Using semi-conductive polymers, both analog and digital electronic circuits can be created inside living flowers, bushes and trees, as researchers at Linköping University Laboratory for Organic Electronics have shown. The results are being published in Science Advances.
With the help of the channels that distribute water and nutrients in plants, the research group at the Laboratory for Organic Electronics, under the leadership of Professor Magnus Berggren, have built the key components of electronic circuits. In an article in Science Advances, they show how roses can produce both analog and digital electronic circuits, which over the long term could be used, for example, to regulate the plant’s physiology.
Traditional electronics send and process electronic signals, while plants transport and handle ions and growth hormones. In organic electronics, based on semi-conductive polymers, both ions and electrons can serve as signal carriers. With the help of organic electronics it therefore becomes possible to combine electric signals with the plant’s own, as if translating the plant’s signals into traditional electronics. With inexpensive organic electronics integrated into plants, a long range of possibilities opens up – such as utilizing energy from photosynthesis in a fuel cell, or reading and regulating the growth and other inner functions of plants.
“Previously, we had no good tools for measuring the concentration of various molecules in living plants. Now we’ll be able to influence the concentration of the various substances in the plant that regulate growth and development. Here, I see great possibilities for learning more,” says Ove Nilsson, professor of plant reproduction biology at the Umeå Plant Science Center and co-author of the article.
Since the beginning of the 1990s, Magnus Berggren – professor of Organic Electronics at Linköping University’s Norrköping campus – has been researching printed electronics on paper. Now and then the idea of putting electronics into the tree itself cropped up, but research funders were indifferent. Thanks to independent research money from the Knut and Alice Wallenberg Foundation at the end of 2012, Professor Berggren could hire three researchers with new doctorates: Roger Gabrielsson, Eleni Stavrinidou and Eliot Gomez. The task was to investigate – with the help of the more senior researchers at Linköping University and the Umeå Plant Science Center – whether it was possible to introduce and even produce electronics in plants.
The answer, in other words, was yes. In just about two years, the research group succeeded in getting plants to produce both analog and digital circuits.
Mr Gabrielsson found the polymer PEDOT-S, which turned out to be soluble in water. When it was absorbed into a rose, for example, it was converted into a hydrogel, which – suitably enough – forms a thin film along the channel through which the flower absorbs water and nutrients. Ms Stavrinidou then succeeded in getting the plants to produce ten-centimeter segments, 50 cm thick, of membranes – or film – of the conductive polymer. With an electrode at each end and a gate in the middle, an analog transistor was created.

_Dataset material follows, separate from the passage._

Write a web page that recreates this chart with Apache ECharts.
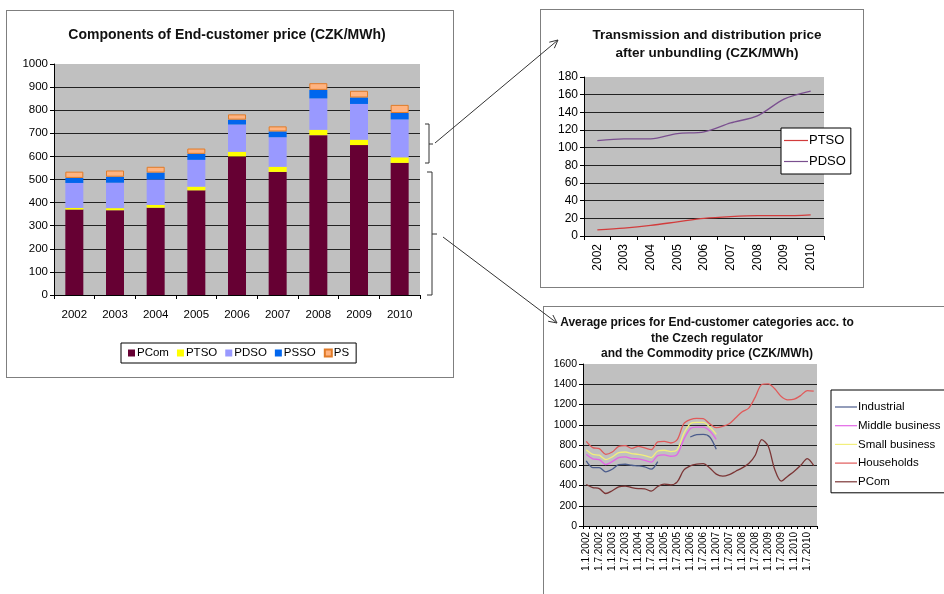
<!DOCTYPE html>
<html>
<head>
<meta charset="utf-8">
<script src="https://cdn.jsdelivr.net/npm/echarts@6/dist/echarts.min.js"></script>
<style>
  body { margin: 0; width: 944px; height: 594px; overflow: hidden; background: #fff; position: relative; }
  .box { position: absolute; background: #fff; border: 1px solid #7f7f7f; box-sizing: border-box; }
  #c1 { left: 6px; top: 10px; width: 448px; height: 368px; }
  #c2 { left: 540px; top: 9px; width: 324px; height: 279px; }
  #c3 { left: 543px; top: 306px; width: 401px; height: 300px; border-right: none; }
  #overlay { position: absolute; left: 0; top: 0; width: 944px; height: 594px; pointer-events: none; }
</style>
</head>
<body>
<div id="c1" class="box"></div>
<div id="c2" class="box"></div>
<div id="c3" class="box"></div>
<div id="overlay"></div>
<script>
// ---- data ----
const years = ['2002', '2003', '2004', '2005', '2006', '2007', '2008', '2009', '2010']
const pCom = [370, 367, 378, 453, 600, 533, 692, 649, 572]
const pTso = [7, 9, 12, 16, 20, 22, 23, 23, 24]
const pDso = [108, 110, 110, 116, 118, 128, 136, 155, 164]
const pSso = [22, 26, 30, 26, 21, 25, 37, 28, 28]
const pS = [27, 27, 25, 23, 23, 22, 29, 29, 35]

// quarterly, 1.1.2002 .. 1.10.2010
const quarters = [
  '1.1.2002', '1.4.2002', '1.7.2002', '1.10.2002',
  '1.1.2003', '1.4.2003', '1.7.2003', '1.10.2003',
  '1.1.2004', '1.4.2004', '1.7.2004', '1.10.2004',
  '1.1.2005', '1.4.2005', '1.7.2005', '1.10.2005',
  '1.1.2006', '1.4.2006', '1.7.2006', '1.10.2006',
  '1.1.2007', '1.4.2007', '1.7.2007', '1.10.2007',
  '1.1.2008', '1.4.2008', '1.7.2008', '1.10.2008',
  '1.1.2009', '1.4.2009', '1.7.2009', '1.10.2009',
  '1.1.2010', '1.4.2010', '1.7.2010', '1.10.2010'
]
const industrial = [643, 577, 577, 535, 561, 607, 610, 600, 594, 584, 561, 636,
  null, null, null, null, 879, 902, 905, 879, 758]
const middleBusiness = [708, 663, 656, 607, 636, 676, 682, 666, 663, 649, 630, 695,
  702, 689, 708, 853, 961, 977, 977, 938, 856]
const smallBusiness = [754, 708, 699, 656, 682, 725, 731, 715, 708, 695, 676, 741,
  748, 735, 754, 912, 1010, 1023, 1023, 977, 905]
const households = [836, 774, 764, 708, 731, 787, 794, 767, 787, 771, 754, 830,
  836, 820, 853, 1010, 1050, 1063, 1060, 1010, 971, 984, 1010, 1069,
  1128, 1164, 1273, 1397, 1404, 1355, 1279, 1246, 1253, 1289, 1338, 1332]
const pComQ = [410, 380, 370, 321, 348, 387, 394, 380, 370, 367, 344, 390,
  413, 407, 436, 551, 594, 612, 617, 574, 512, 492, 508, 541,
  574, 617, 699, 853, 787, 558, 443, 492, 541, 600, 666, 597]

const FONT = '"Liberation Sans", Arial, sans-serif'

function getDom(id) {
  return document.getElementById(id)
}

function excelYAxis(max, step, size) {
  return {
    type: 'value',
    min: 0,
    max: max,
    interval: step,
    axisLine: { show: true, lineStyle: { color: '#000' } },
    axisTick: { show: true, inside: false, length: 4, lineStyle: { color: '#000' } },
    axisLabel: { color: '#000', fontSize: size, fontFamily: FONT, margin: 6, formatter: v => String(v) },
    splitLine: { show: true, showMaxLine: false, lineStyle: { color: '#222', width: 1 } }
  }
}

(function () {
  // 柱状图 - components of end-customer price
  const chart1 = echarts.init(getDom('c1'))
  const bar = (name, data, color, border) => ({
    name: name,
    type: 'bar',
    stack: 'total',
    barWidth: 18,
    data: data,
    itemStyle: border ? { color: color, borderColor: border, borderWidth: 1 } : { color: color }
  })
  chart1.setOption({
    animation: false,
    title: {
      text: 'Components of End-customer price (CZK/MWh)',
      left: 220,
      textAlign: 'center',
      top: 17,
      padding: 0,
      textStyle: { fontSize: 14, fontWeight: 'bold', color: '#111', fontFamily: FONT }
    },
    legend: {
      left: 114,
      top: 332,
      padding: [4, 7],
      borderColor: '#000',
      borderWidth: 1,
      icon: 'rect',
      itemWidth: 7,
      itemHeight: 7,
      itemGap: 8,
      textStyle: { fontSize: 11.5, color: '#000', fontFamily: FONT, padding: [0, 0, 0, -3] },
      data: ['PCom', 'PTSO', 'PDSO', 'PSSO', 'PS']
    },
    grid: { left: 47, right: 33, top: 53, bottom: 82, show: true, backgroundColor: '#c0c0c0', borderWidth: 0 },
    xAxis: {
      type: 'category',
      data: years,
      axisLine: { lineStyle: { color: '#000' } },
      axisTick: { show: true, length: 4, lineStyle: { color: '#000' } },
      axisLabel: { color: '#000', fontSize: 11.5, fontFamily: FONT, margin: 14 }
    },
    yAxis: excelYAxis(1000, 100, 11.5),
    series: [
      bar('PCom', pCom, '#660033'),
      bar('PTSO', pTso, '#ffff00'),
      bar('PDSO', pDso, '#9999ff'),
      bar('PSSO', pSso, '#0066ee'),
      bar('PS', pS, '#ffb380', '#e07b28')
    ]
  })

  // 折线图 - transmission and distribution
  const chart2 = echarts.init(getDom('c2'))
  chart2.setOption({
    animation: false,
    title: {
      text: 'Transmission and distribution price\nafter unbundling (CZK/MWh)',
      left: 166,
      textAlign: 'center',
      top: 16,
      padding: 0,
      textStyle: { fontSize: 13.5, fontWeight: 'bold', color: '#111', lineHeight: 18, fontFamily: FONT }
    },
    legend: {
      orient: 'vertical',
      left: 240,
      top: 118,
      padding: [6, 5, 6, 3],
      borderColor: '#000',
      borderWidth: 1,
      backgroundColor: '#fff',
      icon: 'rect',
      itemWidth: 24,
      itemHeight: 1.2,
      itemGap: 8,
      textStyle: { fontSize: 13, color: '#000', fontFamily: FONT, padding: [0, 0, 0, -4] },
      data: ['PTSO', 'PDSO']
    },
    grid: { left: 43, right: 39, top: 67, bottom: 51, show: true, backgroundColor: '#c0c0c0', borderWidth: 0 },
    xAxis: {
      type: 'category',
      data: years,
      axisLine: { lineStyle: { color: '#000' } },
      axisTick: { show: true, length: 4, lineStyle: { color: '#000' } },
      axisLabel: { color: '#000', fontSize: 12, fontFamily: FONT, rotate: 90, margin: 8 }
    },
    yAxis: excelYAxis(180, 20, 12),
    series: [
      { name: 'PTSO', type: 'line', data: pTso, smooth: 0.3, symbol: 'none', lineStyle: { color: '#d23c3c', width: 1.3 }, itemStyle: { color: '#d23c3c' } },
      { name: 'PDSO', type: 'line', data: pDso, smooth: 0.3, symbol: 'none', lineStyle: { color: '#7a4f8f', width: 1.3 }, itemStyle: { color: '#7a4f8f' } }
    ]
  })

  // 折线图 - end-customer categories
  const chart3 = echarts.init(getDom('c3'))
  const line = (name, data, color) => ({
    name: name,
    type: 'line',
    data: data,
    smooth: 0.3,
    symbol: 'none',
    connectNulls: false,
    lineStyle: { color: color, width: 1.3 },
    itemStyle: { color: color }
  })
  chart3.setOption({
    animation: false,
    title: {
      text: 'Average prices for End-customer categories acc. to\nthe Czech regulator\nand the Commodity price (CZK/MWh)',
      left: 163,
      textAlign: 'center',
      top: 8,
      padding: 0,
      textStyle: { fontSize: 12, fontWeight: 'bold', color: '#111', lineHeight: 15.5, fontFamily: FONT }
    },
    legend: {
      orient: 'vertical',
      left: 287,
      top: 83,
      padding: [11, 10, 5, 4],
      borderColor: '#000',
      borderWidth: 1,
      icon: 'rect',
      itemWidth: 22,
      itemHeight: 1.2,
      itemGap: 6.7,
      textStyle: { fontSize: 11.5, color: '#000', fontFamily: FONT, padding: [0, 0, 0, -4] },
      data: ['Industrial', 'Middle business', 'Small business', 'Households', 'PCom']
    },
    grid: { left: 39, top: 57, width: 234, height: 162, show: true, backgroundColor: '#c0c0c0', borderWidth: 0 },
    xAxis: {
      type: 'category',
      data: quarters,
      axisLine: { lineStyle: { color: '#000' } },
      axisTick: { show: true, length: 3, interval: 0, lineStyle: { color: '#000' } },
      axisLabel: { color: '#000', fontSize: 10, fontFamily: FONT, rotate: 90, interval: 1, margin: 6 }
    },
    yAxis: excelYAxis(1600, 200, 10.5),
    series: [
      line('Industrial', industrial, '#4a5b8b'),
      line('Middle business', middleBusiness, '#e366e6'),
      line('Small business', smallBusiness, '#f2ef7c'),
      line('Households', households, '#e05a5a'),
      line('PCom', pComQ, '#7b3535')
    ]
  })

  // brackets and arrows linking the charts
  const overlay = echarts.init(getDom('overlay'))
  const stroke = { stroke: '#333', lineWidth: 1, fill: null }
  function arrow(x1, y1, x2, y2) {
    const a = Math.atan2(y2 - y1, x2 - x1)
    const h = 9
    const p1 = [x2 - h * Math.cos(a - 0.45), y2 - h * Math.sin(a - 0.45)]
    const p2 = [x2 - h * Math.cos(a + 0.45), y2 - h * Math.sin(a + 0.45)]
    return [
      { type: 'polyline', shape: { points: [[x1, y1], [x2, y2]] }, style: stroke },
      { type: 'polyline', shape: { points: [p1, [x2, y2], p2] }, style: stroke }
    ]
  }
  overlay.setOption({
    animation: false,
    graphic: [
      { type: 'polyline', shape: { points: [[425, 124], [429, 124], [429, 163], [425, 163]] }, style: stroke },
      { type: 'polyline', shape: { points: [[429, 144], [433, 144]] }, style: stroke },
      { type: 'polyline', shape: { points: [[427, 172], [432, 172], [432, 295], [427, 295]] }, style: stroke },
      { type: 'polyline', shape: { points: [[432, 234], [437, 234]] }, style: stroke }
    ].concat(arrow(435, 143, 558, 40), arrow(443, 237, 557, 323))
  })
})()
</script>
</body>
</html>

“We’ve produced the perfect measurement values, which show that it really is a fully functional transistor,” Ms Stavrinidou says.
She has measured the conductive ability of the polymer from 0.13 siemens/cm all the way up to 1 siemens/cm.
Mr Gomez used another method common in plant biology – vacuum infiltration – to send another PEDOT variant together with nanocellulose fibres into the foliage of the rose. The cellulose forms a 3-D structure with small cavities – like a sponge – inside the rose leaf, and the cavities are filled with the conductive polymer. Electrochemical cells are thus formed with a number of pixels, partitioned by the veins. The electrolytes come from the fluid in the leaf. This means that the leaf functions in somewhat the same way as the printed character display on a roll that is manufactured at Acreo Swedish ICT in Norrköping.
“We can create electrochromatic plants in which the leaves change color – it’s cool, but maybe not so useful,” Mr Gomez says.
But what is otherwise a weakness of organic electronics – the cold and the wet – is solved by the plant when it encapsulates the polymer and protects it from wind and weather.
“It seems as if the polymers we use had been created for their function,” Mr Gabrielsson states.
Professor Berggren sees an entirely new field of research:
“Now we can really start talking about ‘power plants’ – we can place sensors in plants and use the energy formed in the chlorophyll, produce green antennas or produce new materials. Everything occurs naturally, and we use the plants’ own very advanced, unique systems,” he says.
“As far as we know, there are no previously published research results regarding electronics produced in plants. No one’s done this before,” Professor Berggren states.